WHAT THIS TASK INVOLVES => Repeat each line exactly, leaving nothing out.

GIVEN MATERIAL =>
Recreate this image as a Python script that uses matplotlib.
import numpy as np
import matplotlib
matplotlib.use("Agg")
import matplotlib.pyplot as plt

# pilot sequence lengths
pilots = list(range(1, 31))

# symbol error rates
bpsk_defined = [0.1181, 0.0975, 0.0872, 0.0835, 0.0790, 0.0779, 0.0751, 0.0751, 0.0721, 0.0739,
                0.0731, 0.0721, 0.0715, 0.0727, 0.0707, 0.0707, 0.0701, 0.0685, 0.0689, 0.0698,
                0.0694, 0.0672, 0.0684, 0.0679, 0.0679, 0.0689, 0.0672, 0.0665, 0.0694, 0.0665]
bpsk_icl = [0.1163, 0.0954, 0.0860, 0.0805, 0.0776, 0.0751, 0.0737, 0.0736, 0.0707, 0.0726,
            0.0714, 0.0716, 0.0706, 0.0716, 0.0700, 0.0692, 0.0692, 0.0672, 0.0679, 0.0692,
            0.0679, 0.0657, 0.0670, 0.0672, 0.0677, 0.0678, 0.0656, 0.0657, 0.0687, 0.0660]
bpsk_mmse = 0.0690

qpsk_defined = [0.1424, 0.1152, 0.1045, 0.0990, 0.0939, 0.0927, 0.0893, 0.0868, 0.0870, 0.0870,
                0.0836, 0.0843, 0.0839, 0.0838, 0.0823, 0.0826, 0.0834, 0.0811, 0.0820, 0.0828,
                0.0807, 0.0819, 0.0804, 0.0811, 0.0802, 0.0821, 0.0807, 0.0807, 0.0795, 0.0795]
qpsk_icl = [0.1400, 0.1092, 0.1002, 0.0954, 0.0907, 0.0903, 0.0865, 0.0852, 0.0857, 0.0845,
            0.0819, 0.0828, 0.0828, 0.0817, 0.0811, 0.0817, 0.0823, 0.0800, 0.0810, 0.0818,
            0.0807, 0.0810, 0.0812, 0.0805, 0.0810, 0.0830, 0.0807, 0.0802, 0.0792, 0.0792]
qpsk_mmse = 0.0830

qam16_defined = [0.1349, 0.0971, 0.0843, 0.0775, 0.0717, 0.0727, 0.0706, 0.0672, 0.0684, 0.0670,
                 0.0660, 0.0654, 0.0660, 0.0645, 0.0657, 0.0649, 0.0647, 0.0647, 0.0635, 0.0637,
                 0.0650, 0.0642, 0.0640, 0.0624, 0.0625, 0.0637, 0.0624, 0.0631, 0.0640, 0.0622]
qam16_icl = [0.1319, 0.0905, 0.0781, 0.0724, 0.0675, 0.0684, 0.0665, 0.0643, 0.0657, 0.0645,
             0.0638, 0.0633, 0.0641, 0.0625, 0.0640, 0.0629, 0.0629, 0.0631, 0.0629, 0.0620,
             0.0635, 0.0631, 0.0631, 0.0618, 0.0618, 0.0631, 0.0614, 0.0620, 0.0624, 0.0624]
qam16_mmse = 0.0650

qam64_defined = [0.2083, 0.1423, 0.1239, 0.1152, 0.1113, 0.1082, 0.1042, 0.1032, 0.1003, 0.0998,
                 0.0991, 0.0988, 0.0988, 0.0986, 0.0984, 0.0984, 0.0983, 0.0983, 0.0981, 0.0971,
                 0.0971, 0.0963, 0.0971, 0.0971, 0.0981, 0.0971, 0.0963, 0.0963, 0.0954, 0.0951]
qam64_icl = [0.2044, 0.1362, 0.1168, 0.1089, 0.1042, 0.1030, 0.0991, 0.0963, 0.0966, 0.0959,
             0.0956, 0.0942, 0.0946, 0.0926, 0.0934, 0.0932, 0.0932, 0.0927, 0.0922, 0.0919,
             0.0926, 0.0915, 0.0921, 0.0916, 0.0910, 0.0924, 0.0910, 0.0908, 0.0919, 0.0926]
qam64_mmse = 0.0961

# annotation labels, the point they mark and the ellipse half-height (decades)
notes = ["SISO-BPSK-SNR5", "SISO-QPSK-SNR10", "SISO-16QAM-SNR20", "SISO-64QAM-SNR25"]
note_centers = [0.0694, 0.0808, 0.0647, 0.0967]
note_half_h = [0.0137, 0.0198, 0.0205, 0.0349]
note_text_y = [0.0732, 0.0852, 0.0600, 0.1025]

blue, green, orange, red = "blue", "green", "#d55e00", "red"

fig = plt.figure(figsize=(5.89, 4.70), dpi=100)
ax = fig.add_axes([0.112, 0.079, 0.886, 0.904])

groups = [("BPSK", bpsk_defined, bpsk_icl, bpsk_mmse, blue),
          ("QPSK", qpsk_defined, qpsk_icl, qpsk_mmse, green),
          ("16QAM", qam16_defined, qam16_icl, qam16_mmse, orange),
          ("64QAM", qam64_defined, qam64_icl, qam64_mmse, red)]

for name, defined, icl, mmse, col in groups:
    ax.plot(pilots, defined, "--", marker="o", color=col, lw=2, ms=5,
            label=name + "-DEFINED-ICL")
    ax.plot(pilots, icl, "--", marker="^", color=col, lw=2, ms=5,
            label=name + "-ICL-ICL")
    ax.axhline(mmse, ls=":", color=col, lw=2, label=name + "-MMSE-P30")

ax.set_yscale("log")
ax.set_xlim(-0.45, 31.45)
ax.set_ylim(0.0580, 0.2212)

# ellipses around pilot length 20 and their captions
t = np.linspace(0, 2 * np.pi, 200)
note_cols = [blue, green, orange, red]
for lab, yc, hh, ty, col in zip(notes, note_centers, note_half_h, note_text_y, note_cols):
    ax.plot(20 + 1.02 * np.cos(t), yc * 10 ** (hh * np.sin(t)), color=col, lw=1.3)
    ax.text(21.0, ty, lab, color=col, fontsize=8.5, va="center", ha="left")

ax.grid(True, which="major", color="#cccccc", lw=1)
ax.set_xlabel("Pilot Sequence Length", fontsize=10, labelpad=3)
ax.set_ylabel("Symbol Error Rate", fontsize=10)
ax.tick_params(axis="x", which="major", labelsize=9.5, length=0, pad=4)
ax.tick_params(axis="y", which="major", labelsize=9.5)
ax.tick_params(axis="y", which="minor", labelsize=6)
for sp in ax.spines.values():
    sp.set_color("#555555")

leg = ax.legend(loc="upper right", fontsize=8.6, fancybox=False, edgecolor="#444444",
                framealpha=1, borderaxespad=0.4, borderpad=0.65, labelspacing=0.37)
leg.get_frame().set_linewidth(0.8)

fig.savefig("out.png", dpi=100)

RESPONSE TO THE TASK =>
Recreate this image as a Python script that uses matplotlib.
import numpy as np
import matplotlib
matplotlib.use("Agg")
import matplotlib.pyplot as plt

# pilot sequence lengths
pilots = list(range(1, 31))

# symbol error rates
bpsk_defined = [0.1181, 0.0975, 0.0872, 0.0835, 0.0790, 0.0779, 0.0751, 0.0751, 0.0721, 0.0739,
                0.0731, 0.0721, 0.0715, 0.0727, 0.0707, 0.0707, 0.0701, 0.0685, 0.0689, 0.0698,
                0.0694, 0.0672, 0.0684, 0.0679, 0.0679, 0.0689, 0.0672, 0.0665, 0.0694, 0.0665]
bpsk_icl = [0.1163, 0.0954, 0.0860, 0.0805, 0.0776, 0.0751, 0.0737, 0.0736, 0.0707, 0.0726,
            0.0714, 0.0716, 0.0706, 0.0716, 0.0700, 0.0692, 0.0692, 0.0672, 0.0679, 0.0692,
            0.0679, 0.0657, 0.0670, 0.0672, 0.0677, 0.0678, 0.0656, 0.0657, 0.0687, 0.0660]
bpsk_mmse = 0.0690

qpsk_defined = [0.1424, 0.1152, 0.1045, 0.0990, 0.0939, 0.0927, 0.0893, 0.0868, 0.0870, 0.0870,
                0.0836, 0.0843, 0.0839, 0.0838, 0.0823, 0.0826, 0.0834, 0.0811, 0.0820, 0.0828,
                0.0807, 0.0819, 0.0804, 0.0811, 0.0802, 0.0821, 0.0807, 0.0807, 0.0795, 0.0795]
qpsk_icl = [0.1400, 0.1092, 0.1002, 0.0954, 0.0907, 0.0903, 0.0865, 0.0852, 0.0857, 0.0845,
            0.0819, 0.0828, 0.0828, 0.0817, 0.0811, 0.0817, 0.0823, 0.0800, 0.0810, 0.0818,
            0.0807, 0.0810, 0.0812, 0.0805, 0.0810, 0.0830, 0.0807, 0.0802, 0.0792, 0.0792]
qpsk_mmse = 0.0830

qam16_defined = [0.1349, 0.0971, 0.0843, 0.0775, 0.0717, 0.0727, 0.0706, 0.0672, 0.0684, 0.0670,
                 0.0660, 0.0654, 0.0660, 0.0645, 0.0657, 0.0649, 0.0647, 0.0647, 0.0635, 0.0637,
                 0.0650, 0.0642, 0.0640, 0.0624, 0.0625, 0.0637, 0.0624, 0.0631, 0.0640, 0.0622]
qam16_icl = [0.1319, 0.0905, 0.0781, 0.0724, 0.0675, 0.0684, 0.0665, 0.0643, 0.0657, 0.0645,
             0.0638, 0.0633, 0.0641, 0.0625, 0.0640, 0.0629, 0.0629, 0.0631, 0.0629, 0.0620,
             0.0635, 0.0631, 0.0631, 0.0618, 0.0618, 0.0631, 0.0614, 0.0620, 0.0624, 0.0624]
qam16_mmse = 0.0650

qam64_defined = [0.2083, 0.1423, 0.1239, 0.1152, 0.1113, 0.1082, 0.1042, 0.1032, 0.1003, 0.0998,
                 0.0991, 0.0988, 0.0988, 0.0986, 0.0984, 0.0984, 0.0983, 0.0983, 0.0981, 0.0971,
                 0.0971, 0.0963, 0.0971, 0.0971, 0.0981, 0.0971, 0.0963, 0.0963, 0.0954, 0.0951]
qam64_icl = [0.2044, 0.1362, 0.1168, 0.1089, 0.1042, 0.1030, 0.0991, 0.0963, 0.0966, 0.0959,
             0.0956, 0.0942, 0.0946, 0.0926, 0.0934, 0.0932, 0.0932, 0.0927, 0.0922, 0.0919,
             0.0926, 0.0915, 0.0921, 0.0916, 0.0910, 0.0924, 0.0910, 0.0908, 0.0919, 0.0926]
qam64_mmse = 0.0961

# annotation labels, the point they mark and the ellipse half-height (decades)
notes = ["SISO-BPSK-SNR5", "SISO-QPSK-SNR10", "SISO-16QAM-SNR20", "SISO-64QAM-SNR25"]
note_centers = [0.0694, 0.0808, 0.0647, 0.0967]
note_half_h = [0.0137, 0.0198, 0.0205, 0.0349]
note_text_y = [0.0732, 0.0852, 0.0600, 0.1025]

blue, green, orange, red = "blue", "green", "#d55e00", "red"

fig = plt.figure(figsize=(5.89, 4.70), dpi=100)
ax = fig.add_axes([0.112, 0.079, 0.886, 0.904])

groups = [("BPSK", bpsk_defined, bpsk_icl, bpsk_mmse, blue),
          ("QPSK", qpsk_defined, qpsk_icl, qpsk_mmse, green),
          ("16QAM", qam16_defined, qam16_icl, qam16_mmse, orange),
          ("64QAM", qam64_defined, qam64_icl, qam64_mmse, red)]

for name, defined, icl, mmse, col in groups:
    ax.plot(pilots, defined, "--", marker="o", color=col, lw=2, ms=5,
            label=name + "-DEFINED-ICL")
    ax.plot(pilots, icl, "--", marker="^", color=col, lw=2, ms=5,
            label=name + "-ICL-ICL")
    ax.axhline(mmse, ls=":", color=col, lw=2, label=name + "-MMSE-P30")

ax.set_yscale("log")
ax.set_xlim(-0.45, 31.45)
ax.set_ylim(0.0580, 0.2212)

# ellipses around pilot length 20 and their captions
t = np.linspace(0, 2 * np.pi, 200)
note_cols = [blue, green, orange, red]
for lab, yc, hh, ty, col in zip(notes, note_centers, note_half_h, note_text_y, note_cols):
    ax.plot(20 + 1.02 * np.cos(t), yc * 10 ** (hh * np.sin(t)), color=col, lw=1.3)
    ax.text(21.0, ty, lab, color=col, fontsize=8.5, va="center", ha="left")

ax.grid(True, which="major", color="#cccccc", lw=1)
ax.set_xlabel("Pilot Sequence Length", fontsize=10, labelpad=3)
ax.set_ylabel("Symbol Error Rate", fontsize=10)
ax.tick_params(axis="x", which="major", labelsize=9.5, length=0, pad=4)
ax.tick_params(axis="y", which="major", labelsize=9.5)
ax.tick_params(axis="y", which="minor", labelsize=6)
for sp in ax.spines.values():
    sp.set_color("#555555")

leg = ax.legend(loc="upper right", fontsize=8.6, fancybox=False, edgecolor="#444444",
                framealpha=1, borderaxespad=0.4, borderpad=0.65, labelspacing=0.37)
leg.get_frame().set_linewidth(0.8)

fig.savefig("out.png", dpi=100)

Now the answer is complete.